Required task> From the entries that follow, pick out all lines holding "seaborn".

(Rows from a dataset of charts and code)
★ ★ ★ ★ ★

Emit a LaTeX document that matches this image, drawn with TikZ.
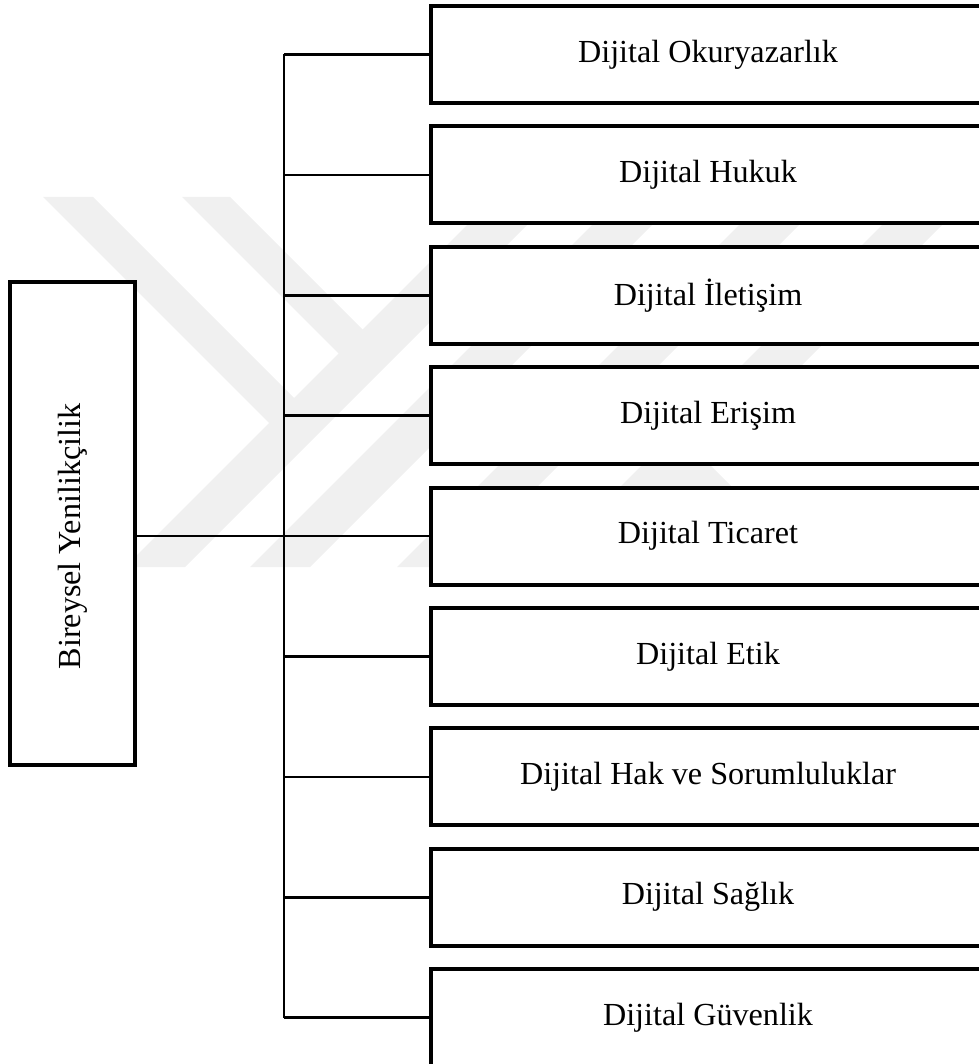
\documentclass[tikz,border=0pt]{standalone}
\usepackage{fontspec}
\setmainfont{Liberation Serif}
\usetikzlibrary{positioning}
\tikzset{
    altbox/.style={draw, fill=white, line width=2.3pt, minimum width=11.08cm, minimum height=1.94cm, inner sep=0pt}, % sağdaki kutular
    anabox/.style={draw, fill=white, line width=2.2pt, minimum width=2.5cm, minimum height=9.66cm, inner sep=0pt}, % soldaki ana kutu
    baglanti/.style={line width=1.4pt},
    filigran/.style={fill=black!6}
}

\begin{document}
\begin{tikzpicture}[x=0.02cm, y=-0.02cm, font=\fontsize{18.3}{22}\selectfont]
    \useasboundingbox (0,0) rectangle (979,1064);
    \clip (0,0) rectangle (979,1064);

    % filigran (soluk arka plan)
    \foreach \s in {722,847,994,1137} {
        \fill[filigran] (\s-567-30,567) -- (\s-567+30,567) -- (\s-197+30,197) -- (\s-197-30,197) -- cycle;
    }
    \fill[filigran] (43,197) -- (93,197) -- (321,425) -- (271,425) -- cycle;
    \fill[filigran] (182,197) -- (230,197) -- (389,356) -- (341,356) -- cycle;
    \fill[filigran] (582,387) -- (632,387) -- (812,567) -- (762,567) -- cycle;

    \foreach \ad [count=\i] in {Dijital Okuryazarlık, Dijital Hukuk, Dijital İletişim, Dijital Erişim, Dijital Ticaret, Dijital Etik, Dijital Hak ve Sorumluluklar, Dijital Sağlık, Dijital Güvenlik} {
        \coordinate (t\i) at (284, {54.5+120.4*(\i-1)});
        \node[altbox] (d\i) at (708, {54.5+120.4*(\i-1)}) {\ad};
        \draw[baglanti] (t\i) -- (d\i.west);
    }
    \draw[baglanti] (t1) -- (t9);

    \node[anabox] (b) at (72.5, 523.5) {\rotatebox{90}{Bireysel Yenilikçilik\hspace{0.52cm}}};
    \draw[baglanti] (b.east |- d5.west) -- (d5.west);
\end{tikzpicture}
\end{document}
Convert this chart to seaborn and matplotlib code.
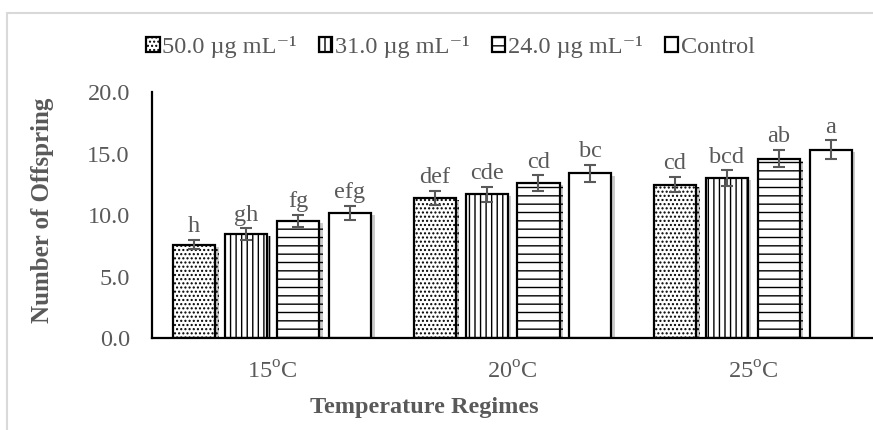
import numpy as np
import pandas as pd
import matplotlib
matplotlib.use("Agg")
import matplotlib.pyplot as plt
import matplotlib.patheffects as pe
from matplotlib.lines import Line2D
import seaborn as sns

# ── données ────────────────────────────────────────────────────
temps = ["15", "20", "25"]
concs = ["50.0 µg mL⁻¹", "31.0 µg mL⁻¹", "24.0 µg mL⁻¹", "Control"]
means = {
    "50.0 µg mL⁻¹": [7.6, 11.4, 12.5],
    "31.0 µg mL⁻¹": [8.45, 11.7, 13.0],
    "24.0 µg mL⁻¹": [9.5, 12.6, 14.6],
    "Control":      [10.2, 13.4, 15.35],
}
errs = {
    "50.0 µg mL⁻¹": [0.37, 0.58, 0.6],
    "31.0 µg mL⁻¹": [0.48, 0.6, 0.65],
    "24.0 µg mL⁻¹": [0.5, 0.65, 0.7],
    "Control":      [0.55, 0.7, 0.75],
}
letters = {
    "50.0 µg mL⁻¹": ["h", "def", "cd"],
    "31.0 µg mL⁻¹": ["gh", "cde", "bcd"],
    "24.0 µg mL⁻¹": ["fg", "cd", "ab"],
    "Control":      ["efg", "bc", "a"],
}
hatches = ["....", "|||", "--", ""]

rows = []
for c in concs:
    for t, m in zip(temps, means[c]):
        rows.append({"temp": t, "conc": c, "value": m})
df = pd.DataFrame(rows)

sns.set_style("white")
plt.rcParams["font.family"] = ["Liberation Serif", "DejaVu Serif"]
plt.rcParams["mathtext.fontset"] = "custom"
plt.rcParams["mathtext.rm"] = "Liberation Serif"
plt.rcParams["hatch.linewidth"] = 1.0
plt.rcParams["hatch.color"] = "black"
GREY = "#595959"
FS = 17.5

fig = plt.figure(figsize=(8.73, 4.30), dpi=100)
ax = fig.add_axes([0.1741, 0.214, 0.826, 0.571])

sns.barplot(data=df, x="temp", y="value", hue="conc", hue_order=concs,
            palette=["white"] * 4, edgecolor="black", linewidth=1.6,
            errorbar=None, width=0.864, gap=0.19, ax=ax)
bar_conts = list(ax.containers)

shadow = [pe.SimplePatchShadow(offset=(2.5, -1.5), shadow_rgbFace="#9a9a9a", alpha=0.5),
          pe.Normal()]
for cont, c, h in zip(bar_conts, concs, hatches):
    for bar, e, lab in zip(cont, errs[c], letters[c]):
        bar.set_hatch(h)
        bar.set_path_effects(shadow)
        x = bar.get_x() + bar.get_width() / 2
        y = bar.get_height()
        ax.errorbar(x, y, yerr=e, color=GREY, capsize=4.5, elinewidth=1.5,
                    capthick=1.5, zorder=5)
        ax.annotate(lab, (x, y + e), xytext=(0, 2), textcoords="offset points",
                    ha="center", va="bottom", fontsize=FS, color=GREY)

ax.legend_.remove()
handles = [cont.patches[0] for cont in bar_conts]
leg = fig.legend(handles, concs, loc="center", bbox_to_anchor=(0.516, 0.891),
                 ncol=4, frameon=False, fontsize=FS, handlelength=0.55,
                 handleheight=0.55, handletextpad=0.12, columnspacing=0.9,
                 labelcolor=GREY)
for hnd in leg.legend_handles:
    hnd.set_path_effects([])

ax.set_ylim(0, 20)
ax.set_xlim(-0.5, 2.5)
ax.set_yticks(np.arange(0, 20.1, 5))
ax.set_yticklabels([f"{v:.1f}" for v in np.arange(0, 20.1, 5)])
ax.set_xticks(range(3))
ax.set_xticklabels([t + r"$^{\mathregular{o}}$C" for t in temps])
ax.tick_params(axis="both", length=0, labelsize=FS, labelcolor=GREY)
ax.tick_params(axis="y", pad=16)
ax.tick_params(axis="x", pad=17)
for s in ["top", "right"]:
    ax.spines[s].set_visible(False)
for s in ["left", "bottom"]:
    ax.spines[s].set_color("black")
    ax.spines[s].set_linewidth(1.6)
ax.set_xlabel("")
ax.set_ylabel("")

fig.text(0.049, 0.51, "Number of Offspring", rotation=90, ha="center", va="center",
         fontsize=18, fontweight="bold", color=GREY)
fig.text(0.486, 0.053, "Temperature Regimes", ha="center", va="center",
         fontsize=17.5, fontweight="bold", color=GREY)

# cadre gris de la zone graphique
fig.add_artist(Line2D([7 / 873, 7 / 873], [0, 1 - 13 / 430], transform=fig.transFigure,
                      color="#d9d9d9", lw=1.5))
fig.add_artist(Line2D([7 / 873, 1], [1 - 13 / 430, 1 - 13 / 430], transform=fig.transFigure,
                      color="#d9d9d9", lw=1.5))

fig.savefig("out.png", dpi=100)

★ ★ ★ ★ ★

Expected output>
Convert this chart to seaborn and matplotlib code.
import seaborn as sns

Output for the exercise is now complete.